Black Labor Too Uppity for the Fields: Guest Workers Needed

Obama’s immigration vision is clearly aligned with agribusiness.”

In the South, undocumented farm labor has almost totally replaced Blacks in the fields. The owners claim that African Americans don’t want the jobs, and are incapable of doing the work. Yet, as reported in the May 6New York Times, Blacks in Vidalia and Moultrie, Georgia, have gone to court, charging farm owners with discouraging them from applying for jobs in the fields and, once hired, paying them less than Latino workers and then firing them because of their “race and national origin.”

More bluntly put, African Americans refuse to be treated as slaves or fugitives in a foreign land. We’ve starred in that movie, already. One man who was fired after a week in the fields told the Times, “We are not going to run all the time. We are not Mexicans.”

The farm owners, like their historical brethren, seek the closest approximation to slave labor that society will allow. Undocumented, seasonal workers who are racially and ethnically identifiable – and, theoretically, removable, at white society’s convenience – fit the bill.
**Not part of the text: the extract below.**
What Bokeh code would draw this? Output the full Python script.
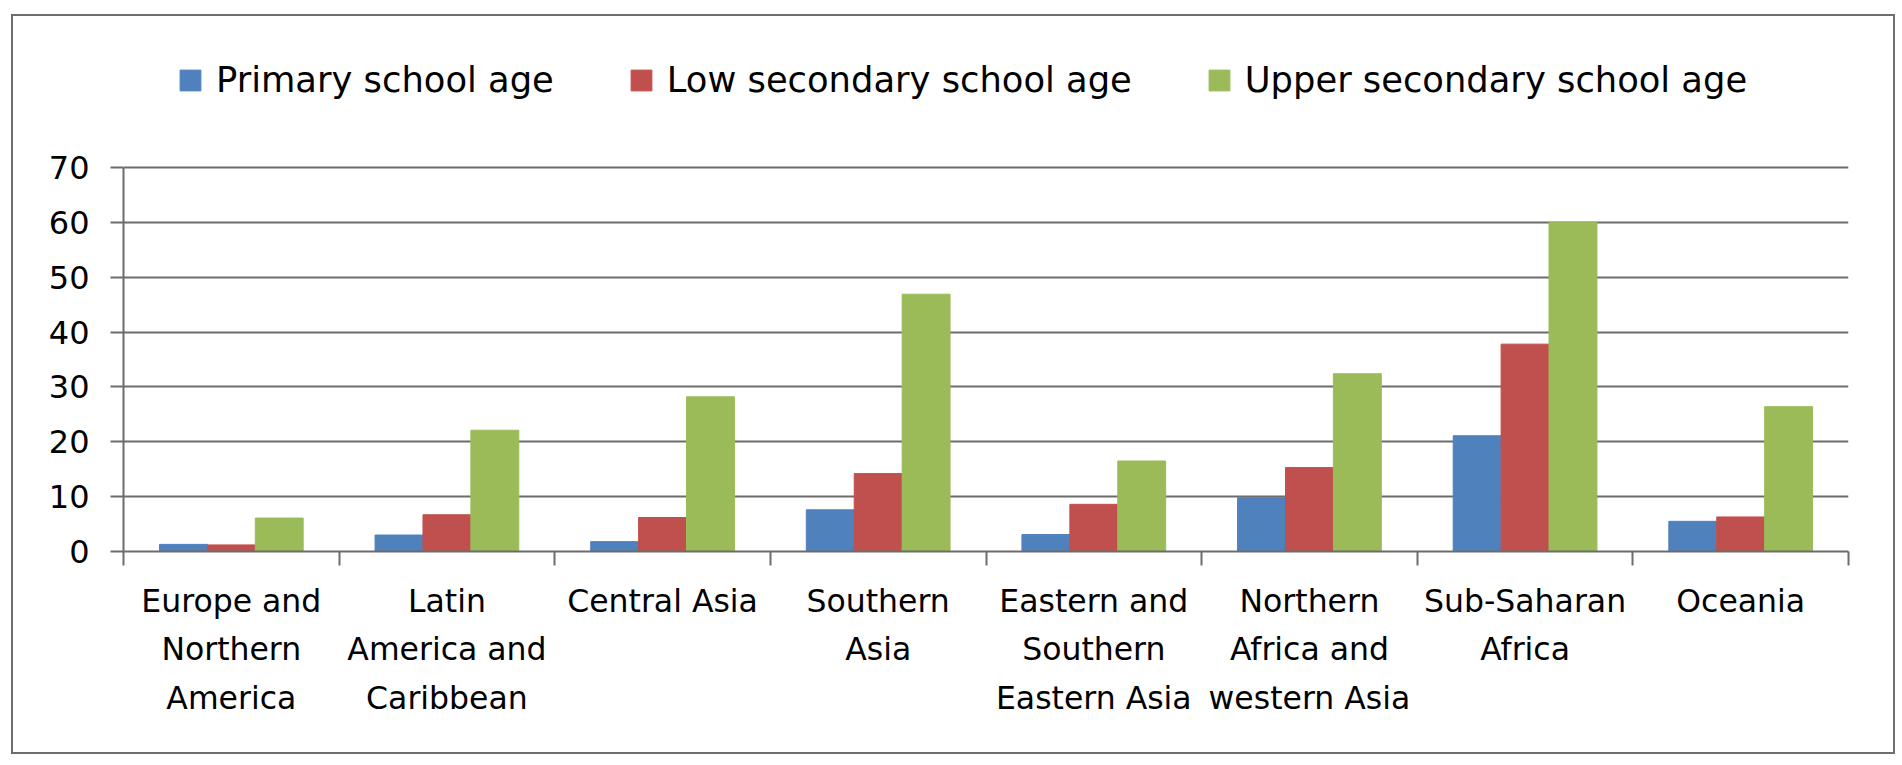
from bokeh.plotting import figure
from bokeh.models import (ColumnDataSource, FactorRange, Range1d, LinearAxis, CategoricalAxis,
                          FixedTicker, Legend, LegendItem, InlineStyleSheet)
from bokeh.transform import dodge
from bokeh.embed import file_html
from bokeh.resources import INLINE

regions = ["Europe and\nNorthern\nAmerica", "Latin\nAmerica and\nCaribbean", "Central Asia",
           "Southern\nAsia", "Eastern and\nSouthern\nEastern Asia", "Northern\nAfrica and\nwestern Asia",
           "Sub-Saharan\nAfrica", "Oceania"]
series_names = ["Primary school age", "Low secondary school age", "Upper secondary school age"]
primary = [1.3, 3.0, 1.8, 7.6, 3.1, 9.8, 21.1, 5.5]
lower = [1.2, 6.7, 6.2, 14.2, 8.6, 15.3, 37.8, 6.3]
upper = [6.1, 22.1, 28.2, 46.9, 16.5, 32.4, 60.0, 26.4]
y_ticks = [0, 10, 20, 30, 40, 50, 60, 70]

colors = ["#4F81BD", "#C0504D", "#9BBB59"]
FONT = "DejaVu Sans"
GRAY = "#6c6c6c"

src = ColumnDataSource(dict(region=regions, primary=primary, lower=lower, upper=upper))

# frame extends above the 70 line so that the legend sits inside it (axis bounded to 0..70)
p = figure(width=1900, height=763, output_backend="svg", toolbar_location=None,
           x_range=FactorRange(factors=regions, range_padding=0, factor_padding=0),
           y_range=Range1d(0, 93.15), x_axis_location=None, y_axis_location=None,
           min_border_left=123, min_border_right=52, min_border_top=40, min_border_bottom=212)
p.outline_line_color = None
p.background_fill_color = "white"
p.border_fill_color = "white"
p.stylesheets = [InlineStyleSheet(css="""
:host { position: relative; }
:host::after { content: ""; position: absolute; left: 11px; top: 14px; width: 1884px; height: 740px;
  border: 2px solid #6e6e6e; box-sizing: border-box; pointer-events: none; }
""")]

# y axis
yax = LinearAxis(ticker=FixedTicker(ticks=y_ticks, minor_ticks=[]), bounds=(0, 70))
yax.axis_line_color = GRAY
yax.axis_line_width = 2
yax.major_tick_line_color = GRAY
yax.major_tick_line_width = 2
yax.major_tick_out = 13
yax.major_tick_in = 0
yax.minor_tick_line_color = None
yax.major_label_standoff = 21
yax.major_label_text_font = FONT
yax.major_label_text_font_size = "32px"
yax.major_label_text_color = "black"
p.add_layout(yax, "left")

# x tick marks at category edges (synthetic coordinates of the factor range)
edges = list(range(len(regions) + 1))
tax = LinearAxis(ticker=FixedTicker(ticks=edges, minor_ticks=[]),
                 major_label_overrides={i: "" for i in edges})
tax.axis_line_color = GRAY
tax.axis_line_width = 2
tax.major_tick_line_color = GRAY
tax.major_tick_line_width = 2
tax.major_tick_out = 14
tax.major_tick_in = 0
tax.minor_tick_line_color = None
tax.major_label_standoff = 0
tax.major_label_text_font_size = "1px"
p.add_layout(tax, "below")

# categorical labels axis
xax = CategoricalAxis()
xax.axis_line_color = None
xax.major_tick_line_color = None
xax.minor_tick_line_color = None
xax.major_label_standoff = 11
xax.major_label_text_font = FONT
xax.major_label_text_font_size = "31.5px"
xax.major_label_text_color = "black"
xax.major_label_text_line_height = 1.36
xax.major_label_orientation = "horizontal"
p.add_layout(xax, "below")

p.xgrid.visible = False
p.ygrid.ticker = FixedTicker(ticks=y_ticks)
p.ygrid.grid_line_color = GRAY
p.ygrid.grid_line_width = 2

w = 0.2222
renderers = []
for off, col, field in zip([-w, 0, w], colors, ["primary", "lower", "upper"]):
    r = p.vbar(x=dodge("region", off, range=p.x_range), top=field, width=w, source=src,
               fill_color=col, line_color=col, line_width=1)
    renderers.append(r)

legend = Legend(items=[LegendItem(label=n, renderers=[r]) for n, r in zip(series_names, renderers)],
                orientation="horizontal", location=(54, 451))
legend.glyph_width = 26
legend.glyph_height = 26
legend.label_standoff = 13
legend.spacing = 74
legend.padding = 0
legend.margin = 0
legend.border_line_color = None
legend.background_fill_alpha = 0
legend.label_text_font = FONT
legend.label_text_font_size = "35.3px"
legend.label_text_color = "black"
p.add_layout(legend, "center")

open("out.html", "w").write(file_html(p, INLINE))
The slave master always claimed that his Black captives were too lazy and shiftless to work, necessitating the application of whip and lash and knife and fire as moral implements. Old Master hasn’t changed a bit. He has replaced the Blacks, who had “no rights that any white man is bound to respect,” with right-less undocumented workers. He claims to love his Mexicans and Central Americans, just as he told his northern visitors that he loved and cared for his slaves, back in the day – until they were spoiled by emancipatory aspirations.